The finalists for the Vendy Cup and other awards for best dessert and “rookie-of-the-year” parked their trucks under the famous World’s Fair Unisphere, offering patrons a smorgasbord of delights ranging from Elvis cupcakes (bacon and peanut butter!) to dumplings. Everyone was proud of their wares—and everyone desperately wanted the Street Vendor Project to get more press, more funding, and more success.

Fares Zeidaies, the self-styled “King of Falafel and Shawarma,” talked to me in between serving the never-ending line of customers. He’s spent seven years vending his wares at 30th Street and Broadway in Astoria, Queens, and he was clearly thrilled to be a Vendy finalist—no one’s smile was bigger. “Hey, I’m killing myself here, but I’m happy,” he said as he squirted tahini on someone’s platter. “This makes people appreciate food vendors. And when the city keeps pushing us around, we need all the help we can get.”

Doug Quint, proprietor of The Big Gay Ice Cream Truck, a top dessert contender, agreed. “These people need all the help they can get,” he said, gesturing to the carts around him. “They work 12-hour shifts, standing the whole time, for not much pay. They have the ability to work legally, but without the Street Vendor Project, they have none of the defenses that those of us who are native-born have.”

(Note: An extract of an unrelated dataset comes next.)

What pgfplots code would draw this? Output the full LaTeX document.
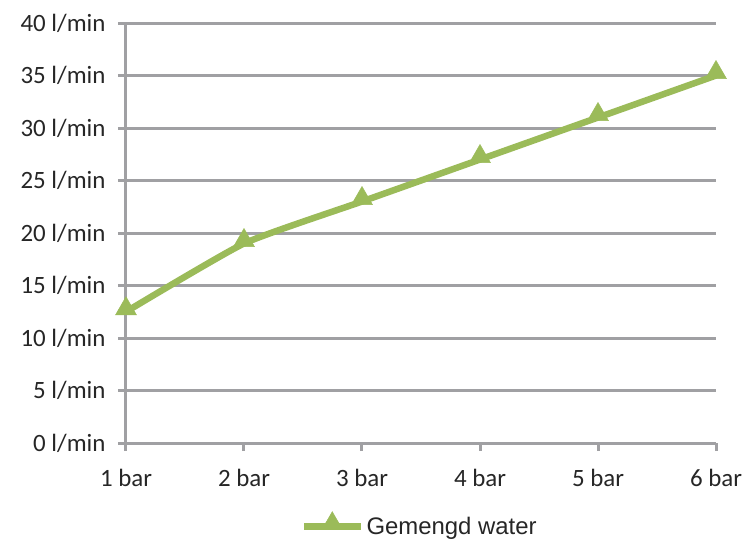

(For the record, the 2009 Vendy Cup was awarded to the Country Boys taco truck, which operates only on weekends at the soccer fields in Red Hook, Brooklyn; the Austrian-themed Schnitzel & Things took the newcomer award; and dessert honors went to Wafels & Dinges. The People’s Taste Award was won by Biryani Cart. Videos and lots of other information can be accessed from www.streetvendor.org/vendys.)

Basinski seems a bit ambivalent about the hoopla surrounding the Vendys, which this year included a segment on the CBS Early Show, in which “resident chef” Bobby Flay visited some of the finalists, sampling their wares; stories in the Times and the U.K.’s Guardian newspaper, The Huffington Post, and elsewhere; plus bite-by-bite-coverage in blogs like Midtown Lunch and Serious Eats. The increase in “foodie culture” has been helpful, but it’s only the beginning, he says, noting that he doesn’t want the Vendy Awards to eclipse everything else the Street Vendor Project is trying to accomplish.

“I think the community of people who really care about social justice in New York City is relatively small—that is, the people who really follow these things and care about the plight of struggling immigrants,” Basinski adds. “The community of people who follow food is huge and growing, and people are so tapped in that it’s definitely helped us to broaden our appeal: to take some of these people and educate them about the issues so that they can be our allies.

“Maybe they’re mostly interested in how the food tastes, and not the plight of the workers … but the plight of the worker can come with the flavor of the taco or whatever they’re interested in,” he says. “I know not everybody is going to care, but maybe some of them will—and hey, even if they only care about vendors because it’s going to affect their lunch or eating options … I guess that’s better than nothing.”


Jordana Horn C’95 L’99 is a frequent contributor to the Gazette.